Seine Verbindung zu Bernhard hat über dessen Tod hinaus gehalten: Nicht zuletzt weil der Autor dem Theaterpaar Peymann/Beil in seinem Dramolett „Claus Peymann und Hermann Beil auf der Sulzwiese“ ein Denkmal setzte. Beil spielt sich darin (das Stück läuft seit 2009 wieder im Akademietheater) seit vielen Jahren selbst.

„Natürlich bin ich immer noch gerührt, beschämt und zugleich sprachlos glücklich, mich in eine Thomas-Bernhard-Figur verwandelt und so in den großen Reigen der beredt schweigenden Figuren des Bernhard’schen Theaterkosmos aufgenommen zu sehen“, schrieb Beil in seinem Theater-Geschichten-Buch „Theaternarren leben länger“ (2000 Zsolnay Verlag), einem Resümee aus 13 Burgtheater-Jahren. Seither schrieb auch der kürzlich verstorbene Peter Esterhazy für Beil ein Dramolett: „Affolter, Meyer, Beil (Don Juan oder Die glückliche Familie)“, uraufgeführt 2006 in Salzburg.

Hermann Beil

APA/Barbara Gindl

Thomas Bernhard verewigte Beil auch in einem Dramolett

Wiener arbeitet seit 1965 als Dramaturg

Geboren wurde Beil 1941 in Wien, seit 1965 arbeitet er als Dramaturg. Von Frankfurt führte ihn sein Weg über Basel, wo er die Arbeit mit Friedrich Dürrenmatt als eine entscheidende Begegnung bezeichnete, 1974 zu Claus Peymann nach Stuttgart, den er anschließend auch als Dramaturg nach Bochum folgte und sieben Jahre später von 1986 bis 1999 als Kodirektor ans Burgtheater.

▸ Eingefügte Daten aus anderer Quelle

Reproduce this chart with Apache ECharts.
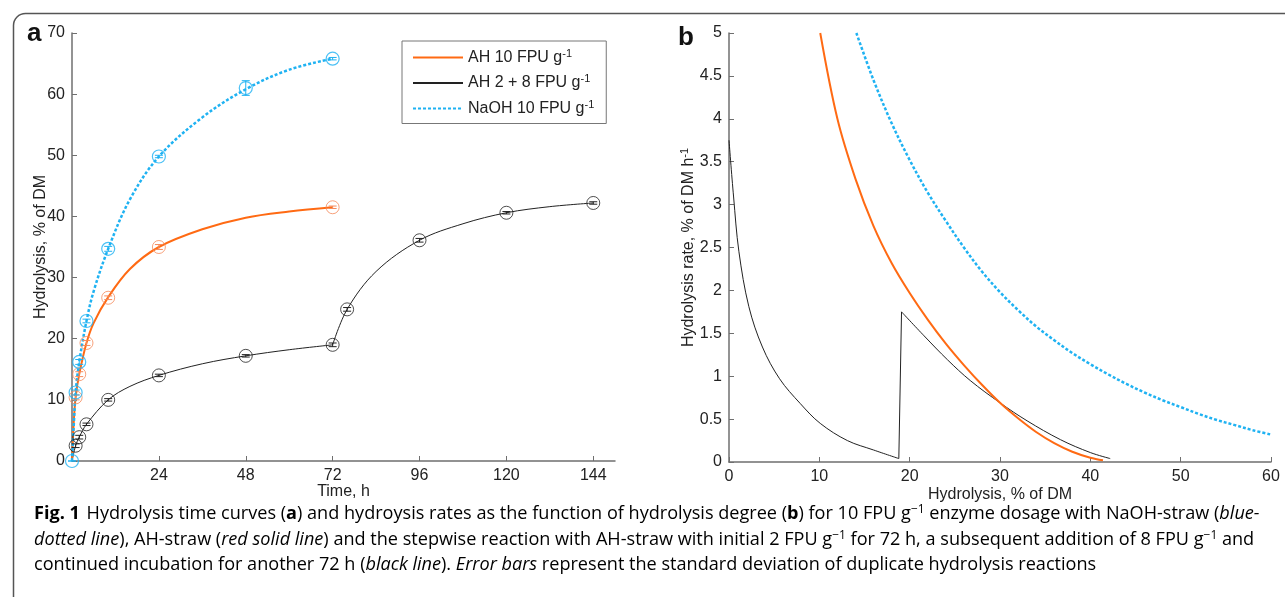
<!DOCTYPE html>
<html>
<head>
<meta charset="utf-8">
<script src="https://cdn.jsdelivr.net/npm/echarts@6.0.0/dist/echarts.min.js"></script>
<style>
  html, body { margin: 0; padding: 0; background: #fff; }
  #chart { width: 1285px; height: 597px; }
</style>
</head>
<body>
<div id="chart"></div>
<script>
// ---- panel a: hydrolysis vs time ----
const timeTicks = [0, 24, 48, 72, 96, 120, 144]
const timeLabels = [24, 48, 72, 96, 120, 144]

// measured points (mean, sd)
const ahTime = [1, 2, 4, 10, 24, 72]
const ahVal = [10.4, 14.2, 19.3, 26.7, 35.0, 41.5]
const ahErr = [0.4, 0.4, 0.4, 0.3, 0.4, 0.2]

const naohTime = [0, 1, 2, 4, 10, 24, 48, 72]
const naohVal = [0, 11.2, 16.2, 22.9, 34.7, 49.8, 61.0, 65.8]
const naohErr = [0, 0.4, 0.4, 0.3, 0.4, 0.2, 1.2, 0.2]

const stepTime = [1, 2, 4, 10, 24, 48, 72, 76, 96, 120, 144]
const stepVal = [2.5, 3.9, 6.0, 10.0, 14.0, 17.2, 19.0, 24.8, 36.1, 40.6, 42.2]
const stepErr = [0.3, 0.3, 0.2, 0.2, 0.2, 0.2, 0.3, 0.3, 0.3, 0.2, 0.2]

// fitted curves
const ahFitT = [0, 0.5, 1, 2, 4, 6, 10, 16, 24, 36, 48, 60, 72]
const ahFitV = [0, 6.5, 10.4, 14.2, 19.3, 22.6, 26.8, 31.4, 35.0, 37.9, 39.8, 40.8, 41.5]
const naohFitT = [0, 0.5, 1, 2, 4, 6, 10, 16, 24, 36, 48, 60, 72]
const naohFitV = [0, 6.0, 11.2, 16.2, 22.9, 27.8, 34.7, 42.8, 49.8, 56.2, 60.8, 64.0, 65.8]
const stepFit1T = [0, 1, 2, 4, 10, 16, 24, 36, 48, 60, 72]
const stepFit1V = [0, 2.5, 3.9, 6.0, 10.0, 12.2, 14.0, 15.9, 17.2, 18.2, 19.0]
const stepFit2T = [72, 76, 84, 96, 108, 120, 132, 144]
const stepFit2V = [19.0, 24.8, 31.0, 36.1, 38.8, 40.6, 41.6, 42.2]

// ---- panel b: rate vs degree of hydrolysis ----
const ahRateX = [10.1, 12, 14, 16, 18, 20, 22, 24, 26, 28, 30, 32, 34, 36, 38, 40, 41.4]
const ahRateY = [5.0, 4.0, 3.3, 2.75, 2.32, 1.97, 1.66, 1.38, 1.13, 0.9, 0.69, 0.51, 0.35, 0.22, 0.12, 0.05, 0.02]
const stepRate1X = [0, 0.5, 1.1, 2.2, 3.7, 5.6, 7.9, 10.1, 13.1, 16.0, 18.8]
const stepRate1Y = [3.75, 3.1, 2.45, 1.81, 1.34, 0.97, 0.68, 0.45, 0.25, 0.14, 0.04]
const stepRate2X = [19.1, 21.6, 24.2, 26.7, 30.0, 33.0, 36.7, 40.0, 42.2]
const stepRate2Y = [1.75, 1.47, 1.19, 0.95, 0.69, 0.48, 0.26, 0.11, 0.04]
const naohRateX = [14.1, 16, 18, 20, 22, 24, 26, 28, 30, 32, 34, 36, 38, 40, 42, 44, 46, 48, 50, 52, 54, 56, 58, 60]
const naohRateY = [5.0, 4.45, 3.95, 3.52, 3.14, 2.81, 2.5, 2.22, 1.98, 1.77, 1.58, 1.42, 1.27, 1.14, 1.02, 0.91, 0.81, 0.72, 0.64, 0.56, 0.49, 0.43, 0.37, 0.32]

const names = ['AH 10 FPU g-1', 'AH 2 + 8 FPU g-1', 'NaOH 10 FPU g-1']

const orange = '#ff6a13'
const orangeMk = '#f5895a'
const blue = '#1fb2f2'
const black = '#222222'
const axisGray = '#6f6f6f'
const font = '"Liberation Sans", Arial, sans-serif'
const capFont = '"Open Sans", "Liberation Sans", sans-serif'

const pairs = (xs, ys) => xs.map((x, i) => [x, ys[i]])
const triples = (xs, ys, es) => xs.map((x, i) => [x, ys[i], es[i]])

const supText = (s) => {
  const m = s.match(/^(.*)-1$/)
  return m ? '{t|' + m[1] + '}{s|-1}' : '{t|' + s + '}'
}

const errorBars = (data, color) => ({
  type: 'custom',
  xAxisIndex: 0,
  yAxisIndex: 0,
  data: data,
  z: 5,
  renderItem: (params, api) => {
    const x = api.value(0), y = api.value(1), e = api.value(2)
    const lo = api.coord([x, y - e])
    const hi = api.coord([x, y + e])
    const cw = 4
    const style = { stroke: color, lineWidth: 1 }
    return {
      type: 'group',
      children: [
        { type: 'line', shape: { x1: lo[0], y1: lo[1], x2: hi[0], y2: hi[1] }, style },
        { type: 'line', shape: { x1: lo[0] - cw, y1: lo[1], x2: lo[0] + cw, y2: lo[1] }, style },
        { type: 'line', shape: { x1: hi[0] - cw, y1: hi[1], x2: hi[0] + cw, y2: hi[1] }, style }
      ]
    }
  }
})

const curve = (name, xi, data, color, width, dotted, z) => ({
  name: name,
  type: 'line',
  xAxisIndex: xi,
  yAxisIndex: xi,
  data: data,
  smooth: 0.35,
  showSymbol: false,
  symbol: 'none',
  lineStyle: { color: color, width: width, type: dotted ? [3, 2] : 'solid' },
  itemStyle: { color: color },
  z: z
})

const axisCommon = {
  nameMoveOverlap: false,
  axisLine: { lineStyle: { color: axisGray, width: 1.5 } },
  axisTick: { inside: true, length: 5, lineStyle: { color: axisGray, width: 1 } },
  axisLabel: { color: '#222', fontSize: 16, fontFamily: font, margin: 7 },
  splitLine: { show: false },
  nameTextStyle: { color: '#222', fontSize: 16, fontFamily: font }
}

const supRich = {
  t: { fontSize: 16, fontFamily: font, color: '#222' },
  s: { fontSize: 11, fontFamily: font, color: '#222', verticalAlign: 'top', padding: [0, 0, 8, 0] }
}

const chart = echarts.init(document.getElementById('chart'), null, { renderer: 'canvas' })

const capRich = {
  n: { fontSize: 18.1, fontFamily: capFont, color: '#222' },
  i: { fontSize: 18.1, fontStyle: 'italic', fontFamily: capFont, color: '#222' },
  b: { fontSize: 18.1, fontWeight: 'bold', fontFamily: capFont, color: '#222' },
  s: { fontSize: 12, fontFamily: capFont, color: '#222', verticalAlign: 'top', padding: [0, 0, 8, 0] }
}

const lastOf = (a) => a[a.length - 1]

const option = {
  animation: false,
  backgroundColor: '#fff',
  grid: [
    { left: 72, top: 33, width: 543, height: 428 },
    { left: 729, top: 33, width: 542, height: 429 }
  ],
  xAxis: [
    Object.assign({}, axisCommon, {
      gridIndex: 0, type: 'value', min: 0, max: 150,
      name: 'Time, h', nameLocation: 'middle', nameGap: 23,
      axisTick: Object.assign({}, axisCommon.axisTick, { customValues: timeTicks }),
      axisLabel: Object.assign({}, axisCommon.axisLabel, { customValues: timeLabels })
    }),
    Object.assign({}, axisCommon, {
      gridIndex: 1, type: 'value', min: 0, max: 60, interval: 10,
      name: 'Hydrolysis, % of DM', nameLocation: 'middle', nameGap: 25
    })
  ],
  yAxis: [
    Object.assign({}, axisCommon, {
      gridIndex: 0, type: 'value', min: 0, max: 70, interval: 10,
      name: 'Hydrolysis, % of DM', nameLocation: 'middle', nameGap: 23
    }),
    Object.assign({}, axisCommon, {
      gridIndex: 1, type: 'value', min: 0, max: 5, interval: 0.5,
      name: '{t|Hydrolysis rate, % of DM h}{s|-1}', nameLocation: 'middle', nameGap: 31,
      nameTextStyle: { color: '#222', fontSize: 16, fontFamily: font, rich: supRich }
    })
  ],
  legend: {
    data: names,
    orient: 'vertical',
    left: 402,
    top: 41,
    width: 205,
    padding: [7, 12, 7, 10],
    itemGap: 8,
    itemWidth: 50,
    itemHeight: 14,
    borderColor: '#777',
    borderWidth: 1,
    itemStyle: { opacity: 0 },
    formatter: supText,
    textStyle: { fontSize: 16, fontFamily: font, color: '#222', rich: supRich }
  },
  graphic: [
    { type: 'rect', left: 11, top: 11, shape: { width: 1320, height: 620, r: 12 }, style: { fill: 'none', stroke: '#555', lineWidth: 1.5 }, silent: true },
    { type: 'text', left: 27, top: 21, style: { text: 'a', font: 'bold 26px ' + font, fill: '#111' } },
    { type: 'text', left: 678, top: 25, style: { text: 'b', font: 'bold 26px ' + font, fill: '#111' } },
    { type: 'text', left: 34, top: 504, style: { text: '{b|Fig. 1}  {n|Hydrolysis time curves (}{b|a}{n|) and hydroysis rates as the function of hydrolysis degree (}{b|b}{n|) for 10 FPU g}{s|\u22121}{n| enzyme dosage with NaOH-straw (}{i|blue-}', rich: capRich } },
    { type: 'text', left: 34, top: 530, style: { text: '{i|dotted line}{n|), AH-straw (}{i|red solid line}{n|) and the stepwise reaction with AH-straw with initial 2 FPU g}{s|\u22121}{n| for 72 h, a subsequent addition of 8 FPU g}{s|\u22121}{n| and}', rich: capRich } },
    { type: 'text', left: 34, top: 556, style: { text: '{n|continued incubation for another 72 h (}{i|black line}{n|). }{i|Error bars}{n| represent the standard deviation of duplicate hydrolysis reactions}', rich: capRich } }
  ],
  series: [
    // panel a fitted curves
    curve(names[1], 0, pairs(stepFit1T, stepFit1V), black, 1, false, 2),
    curve(names[1], 0, pairs(stepFit2T, stepFit2V), black, 1, false, 2),
    curve(names[0], 0, pairs(ahFitT, ahFitV), orange, 2, false, 3),
    curve(names[2], 0, pairs(naohFitT, naohFitV), blue, 2.5, true, 4),
    // measured points
    { type: 'scatter', xAxisIndex: 0, yAxisIndex: 0, data: pairs(stepTime, stepVal), symbol: 'circle', symbolSize: 13, itemStyle: { color: 'transparent', borderColor: black, borderWidth: 1 }, z: 6 },
    { type: 'scatter', xAxisIndex: 0, yAxisIndex: 0, data: pairs(ahTime, ahVal), symbol: 'circle', symbolSize: 13, itemStyle: { color: 'transparent', borderColor: orangeMk, borderWidth: 1 }, z: 6 },
    { type: 'scatter', xAxisIndex: 0, yAxisIndex: 0, data: pairs(naohTime, naohVal), symbol: 'circle', symbolSize: 13, itemStyle: { color: 'transparent', borderColor: blue, borderWidth: 1.2 }, z: 6 },
    errorBars(triples(stepTime, stepVal, stepErr), black),
    errorBars(triples(ahTime, ahVal, ahErr), orangeMk),
    errorBars(triples(naohTime, naohVal, naohErr), blue),
    // panel b rate curves
    curve(names[1], 1, pairs(stepRate1X, stepRate1Y), black, 1, false, 2),
    { name: names[1], type: 'line', xAxisIndex: 1, yAxisIndex: 1, symbol: 'none', showSymbol: false,
      data: [[lastOf(stepRate1X), lastOf(stepRate1Y)], [stepRate2X[0], stepRate2Y[0]]],
      lineStyle: { color: black, width: 1 }, z: 2 },
    curve(names[1], 1, pairs(stepRate2X, stepRate2Y), black, 1, false, 2),
    curve(names[0], 1, pairs(ahRateX, ahRateY), orange, 2, false, 3),
    curve(names[2], 1, pairs(naohRateX, naohRateY), blue, 2.5, true, 4)
  ]
}

chart.setOption(option)
</script>
</body>
</html>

Ab 1999 arbeitete er - allerdings nicht mehr so fix ans Haus gebunden - als Dramaturg am von Peymann geleiteten Berliner Ensemble. In der Direktion Gerard Mortier war er Mitarbeiter bei den Salzburger Festspielen, unter anderem als Leiter der Reihe „Dichter zu Gast“. Als Regisseur prägte Beil unter anderem die Festspiele Reichenau, als potenzieller Theaterdirektor war er schon vor der Burg für die Josefstadt gehandelt worden - auch hier sagte er ab. „Ich muss nicht Direktor sein, um glücklich zu sein“, verriet er der APA.

Vierte Berufung als Zuckerbäcker

Seine vierte Berufung, nach der als Dramaturg, als Rezitator und als Regisseur, ist die Zuckerbäckerei. Kollegen schwärmen von den Torten, die der Konditor Beil zu Theaterereignissen kreiert hat, etwa die Doping-Torte, die er zur Uraufführung von Elfriede Jelineks „Sportstück“ in der Inszenierung von Einar Schleef kreierte.

Über die 92 Tabori-Torten anlässlich des 92. Geburtstages von George Tabori im Jahr 2006 drehte Michael Verhoeven gar den Film „Die poetische Geburtstagstorte“. „Schließlich ist Dramaturgie durchaus so etwas wie Zuckerbäckerei. Am Theater ist alles eine Frage der Zutaten und der richtigen Mischung“, schreibt der Theatertortenbäcker dazu.